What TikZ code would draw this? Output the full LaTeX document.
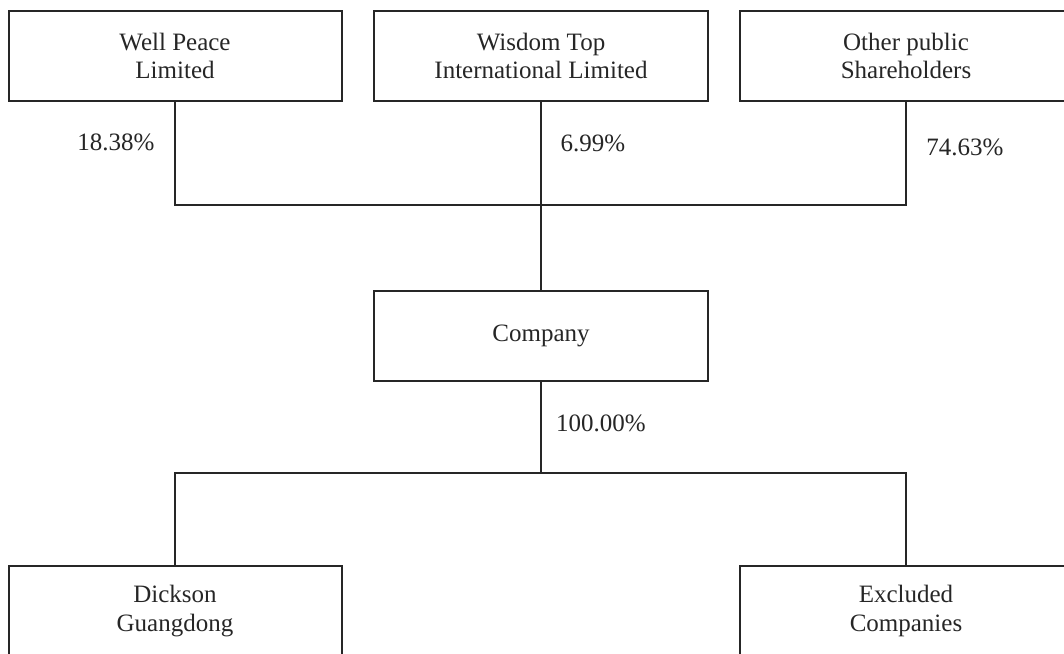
\documentclass[tikz,border=0pt]{standalone}
\usepackage{fontspec}
\setmainfont{Liberation Serif}
\begin{document}
\begin{tikzpicture}[x=1pt,y=1pt,
  box/.style={draw=black!85, line width=2pt, rectangle, align=center, inner sep=0pt,
    font=\fontsize{25}{28.5}\selectfont, text=black!85},
  link/.style={draw=black!85, line width=2pt},
  pct/.style={font=\fontsize{25}{28.5}\selectfont, text=black!85, inner sep=0pt}]
\clip (0,0) rectangle (1064,-653);
\useasboundingbox (0,0) rectangle (1064,-653);
\node[box, minimum width=333pt, minimum height=90.5pt] (wp) at (175,-55.75) {Well Peace\\Limited};
\node[box, minimum width=333.5pt, minimum height=90.5pt] (wt) at (541,-55.75) {Wisdom Top\\International Limited};
\node[box, minimum width=332pt, minimum height=90.5pt] (ot) at (906,-55.75) {Other public\\Shareholders};
\node[box, minimum width=334pt, minimum height=90pt] (co) at (541,-336) {Company};
\node[box, minimum width=333pt, minimum height=90.5pt] (dg) at (175,-611) {Dickson\\Guangdong};
\node[box, minimum width=332pt, minimum height=90.5pt] (ex) at (906,-611) {Excluded\\Companies};
\coordinate (top) at (541,-205);
\coordinate (bot) at (541,-473);
\draw[link] (wp.south) |- (top) -| (ot.south);
\draw[link] (wt.south) -- (co.north);
\draw[link] (co.south) -- (bot);
\draw[link] (dg.north) |- (bot) -| (ex.north);
\node[pct] (p1) at (116,-142) {18.38\%};
\node[pct] (p2) at (593,-143) {6.99\%};
\node[pct] (p3) at (965,-147) {74.63\%};
\node[pct] (p4) at (601,-423) {100.00\%};
\end{tikzpicture}
\end{document}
○ ○ ○ ○ ○
* **Brief**:
Copy out the data above exactly, except the pictures.

* **Output of the exercise**:
What TikZ code would draw this? Output the full LaTeX document.
\documentclass[tikz,border=0pt]{standalone}
\usepackage{fontspec}
\setmainfont{Liberation Serif}
\begin{document}
\begin{tikzpicture}[x=1pt,y=1pt,
  box/.style={draw=black!85, line width=2pt, rectangle, align=center, inner sep=0pt,
    font=\fontsize{25}{28.5}\selectfont, text=black!85},
  link/.style={draw=black!85, line width=2pt},
  pct/.style={font=\fontsize{25}{28.5}\selectfont, text=black!85, inner sep=0pt}]
\clip (0,0) rectangle (1064,-653);
\useasboundingbox (0,0) rectangle (1064,-653);
\node[box, minimum width=333pt, minimum height=90.5pt] (wp) at (175,-55.75) {Well Peace\\Limited};
\node[box, minimum width=333.5pt, minimum height=90.5pt] (wt) at (541,-55.75) {Wisdom Top\\International Limited};
\node[box, minimum width=332pt, minimum height=90.5pt] (ot) at (906,-55.75) {Other public\\Shareholders};
\node[box, minimum width=334pt, minimum height=90pt] (co) at (541,-336) {Company};
\node[box, minimum width=333pt, minimum height=90.5pt] (dg) at (175,-611) {Dickson\\Guangdong};
\node[box, minimum width=332pt, minimum height=90.5pt] (ex) at (906,-611) {Excluded\\Companies};
\coordinate (top) at (541,-205);
\coordinate (bot) at (541,-473);
\draw[link] (wp.south) |- (top) -| (ot.south);
\draw[link] (wt.south) -- (co.north);
\draw[link] (co.south) -- (bot);
\draw[link] (dg.north) |- (bot) -| (ex.north);
\node[pct] (p1) at (116,-142) {18.38\%};
\node[pct] (p2) at (593,-143) {6.99\%};
\node[pct] (p3) at (965,-147) {74.63\%};
\node[pct] (p4) at (601,-423) {100.00\%};
\end{tikzpicture}
\end{document}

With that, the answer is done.